Most of the students in this CSC 100 class are first-time freshmen, so you may very well be experiencing this yourself. I'm looking forward to this class, but I have a confession to make to you: this is the first time I have taught freshmen in around 20 years. I will be making my best effort to look at things from your perspective, and to remember that many of you have no previous experience in computer science. If I stray from that, feel free to remind me - I'm here because I am passionate about computer science, and want to share that passion with you and start you on the fascinating road to understanding the wonders of computing. If I'm doing things that are not allowing you to succeed (and here "succeed" means learning, not just getting a grade in a class), then I want to change things so that you can succeed.

Finally, this is a brand new class - I've never taught it before, but no one else has ever taught exactly this class before either. This class is based on the Beauty and Joy of Computing class at the University of California at Berkeley, but a lot of the class reflects my own changes and ideas. I want to know what you think about the class, and ideas you have on ways to improve it. You can always talk to me or email me about this, but I also want to encourage you to keep your own class blog. In addition to letting me know what you are thinking about the class (I'll read your blog!), it will help you put things into perspective if you occasionally stop and reflect on what you're learning and what you're experiencing in the class.
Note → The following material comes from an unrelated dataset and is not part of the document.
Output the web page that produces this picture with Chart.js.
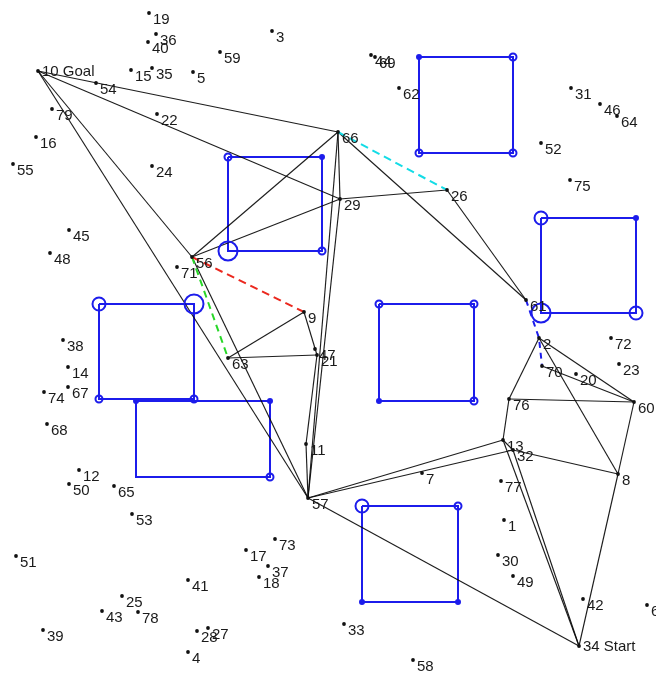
<!DOCTYPE html>
<html>
<head>
<meta charset="utf-8">
<title>Roadmap</title>
<script src="https://cdn.jsdelivr.net/npm/chart.js@4.4.1/dist/chart.umd.min.js"></script>
<style>
  html, body { margin: 0; padding: 0; background: #ffffff; }
  #wrap { width: 656px; height: 675px; }
</style>
</head>
<body>
<div id="wrap"><canvas id="map" width="656" height="675"></canvas></div>
<script>
// ---- roadmap nodes ----
const nodeIds = [1,2,3,4,5,6,7,8,9,10,11,12,13,14,15,16,17,18,19,20,21,22,23,24,25,26,27,28,29,30,
  31,32,33,34,35,36,37,38,39,40,41,42,43,44,45,46,47,48,49,50,51,52,53,54,55,56,57,58,59,60,
  61,62,63,64,65,66,67,68,69,70,71,72,73,74,75,76,77,78,79];
const nodeX = [504,539,272,188,193,647,422,618,304,38,306,79,503,68,131,36,246,259,149,576,317,157,619,152,122,447,208,197,340,498,
  571,513,344,579,152,156,268,63,43,148,188,583,102,371,69,600,315,50,513,69,16,541,132,96,13,192,308,413,220,634,
  526,399,228,617,114,338,68,47,375,542,177,611,275,44,570,509,501,138,52];
const nodeY = [520,338,31,652,72,605,473,474,312,71,444,470,440,367,70,137,550,577,13,374,355,114,364,166,596,190,628,631,199,555,
  88,450,624,646,68,34,566,340,630,42,580,599,611,55,230,104,349,253,576,484,556,143,514,83,164,257,498,660,52,402,
  300,88,358,116,486,132,387,424,57,366,267,338,539,392,180,399,481,612,109];
const nodeNames = { 10: 'Goal', 34: 'Start' };

// ---- roadmap edges (node id pairs) ----
const edges = [
  [10,66],[10,29],[10,56],[10,57],
  [56,66],[56,29],[56,57],
  [66,29],[66,57],[29,57],[29,26],[66,61],[26,61],
  [63,9],[63,21],[9,21],[21,11],[11,57],
  [57,13],[57,32],[57,34],[13,34],[32,34],[13,32],
  [13,76],[76,60],[2,76],[2,60],[2,8],[70,60],[60,8],[32,8],[8,34]
];

// ---- highlighted paths ----
const redPath = [56, 9];
const greenPath = [56, 63];
const cyanPath = [66, 26];
const bluePath = [61, 2, 70];

// ---- square obstacles: left, top, right, bottom ----
const obsLeft   = [419, 228,  99, 136, 379, 541, 362];
const obsTop    = [ 57, 157, 304, 401, 304, 218, 506];
const obsRight  = [513, 322, 194, 270, 474, 636, 458];
const obsBottom = [153, 251, 399, 477, 401, 313, 602];

// corner markers: [obstacle, corner] with corner 0=TL 1=TR 2=BR 3=BL
const cornerDots = [[0,0],[1,1],[3,0],[3,1],[4,3],[5,1],[6,3],[6,2]];
const cornerRingsSmall = [[0,1],[0,2],[0,3],[1,0],[1,2],[2,3],[2,2],[3,2],[4,0],[4,1],[4,2],[6,1]];
const cornerRingsMid = [[2,0],[5,0],[5,2],[6,0]];
const cornerRingsLarge = [[1,3],[2,1],[5,3]];

const BLUE = 'rgb(28,28,235)';
const LINE = 'rgba(10,10,10,0.92)';

function node(id) {
  const i = nodeIds.indexOf(id);
  return { x: nodeX[i], y: nodeY[i] };
}
function corner(o, c) {
  const xs = [obsLeft[o], obsRight[o], obsRight[o], obsLeft[o]];
  const ys = [obsTop[o], obsTop[o], obsBottom[o], obsBottom[o]];
  return { x: xs[c], y: ys[c] };
}

const datasets = [];

// obstacle outlines
for (let o = 0; o < obsLeft.length; o++) {
  datasets.push({
    data: [0,1,2,3,0].map(c => corner(o, c)),
    showLine: true, borderColor: BLUE, borderWidth: 2, pointRadius: 0, fill: false, order: 5
  });
}

// edges
edges.forEach(([a, b]) => {
  datasets.push({
    data: [node(a), node(b)],
    showLine: true, borderColor: LINE, borderWidth: 1.15, pointRadius: 0, fill: false, order: 4
  });
});

// dashed paths
function dashed(path, color, dash) {
  datasets.push({
    data: path.map(node),
    showLine: true, borderColor: color, borderWidth: 2, borderDash: dash,
    pointRadius: 0, fill: false, order: 3
  });
}
dashed(redPath, 'rgb(235,40,30)', [8, 5]);
dashed(greenPath, 'rgb(40,215,40)', [7, 5]);
dashed(cyanPath, 'rgb(20,220,230)', [8, 5]);
dashed(bluePath, BLUE, [6, 5]);

// corner markers
function markers(list, radius, filled) {
  datasets.push({
    data: list.map(([o, c]) => corner(o, c)),
    showLine: false, pointStyle: 'circle', pointRadius: radius, pointHoverRadius: radius,
    pointBorderWidth: 2, pointBorderColor: BLUE,
    pointBackgroundColor: filled ? BLUE : 'rgba(0,0,0,0)', order: 2
  });
}
markers(cornerDots, 2, true);
markers(cornerRingsSmall, 3.5, false);
markers(cornerRingsMid, 6.5, false);
markers(cornerRingsLarge, 9.5, false);

// nodes
datasets.push({
  data: nodeIds.map(node),
  showLine: false, pointStyle: 'circle', pointRadius: 1.9, pointBorderWidth: 0,
  pointBackgroundColor: '#111', order: 1
});

// node numbers next to each dot
const nodeLabels = {
  id: 'nodeLabels',
  afterDatasetsDraw(chart) {
    const { ctx, scales } = chart;
    ctx.save();
    ctx.fillStyle = '#1a1a1a';
    ctx.font = '15px "Liberation Sans", Arial, sans-serif';
    ctx.textAlign = 'left';
    nodeIds.forEach((id, i) => {
      const px = scales.x.getPixelForValue(nodeX[i]);
      const py = scales.y.getPixelForValue(nodeY[i]);
      if (nodeNames[id]) {
        ctx.textBaseline = 'middle';
        ctx.fillText(id + ' ' + nodeNames[id], px + 4, py + 0.5);
      } else {
        ctx.textBaseline = 'alphabetic';
        ctx.fillText(String(id), px + 4, py + 10.5);
      }
    });
    ctx.restore();
  }
};

new Chart(document.getElementById('map'), {
  type: 'scatter',
  data: { datasets },
  options: {
    responsive: false,
    animation: false,
    devicePixelRatio: 1,
    layout: { padding: 0, autoPadding: false },
    clip: false,
    plugins: { legend: { display: false }, tooltip: { enabled: false } },
    elements: { line: { tension: 0 } },
    scales: {
      x: { type: 'linear', min: 0, max: 656, display: false },
      y: { type: 'linear', min: 0, max: 675, reverse: true, display: false }
    }
  },
  plugins: [nodeLabels]
});
</script>
</body>
</html>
You won't be graded or judged based on what you write, even if it is critical, as long as you are professional - don't make it personal with either me or other students, and don't use language or write anything you would be embarrassed about your mother or grandmother reading. Instructions on how to set up your own class blog are on the class web site, and if you email me a link to your blog I will add a link to it on my blog's page so others can easily follow your blog.

I'm looking forward to a great semester!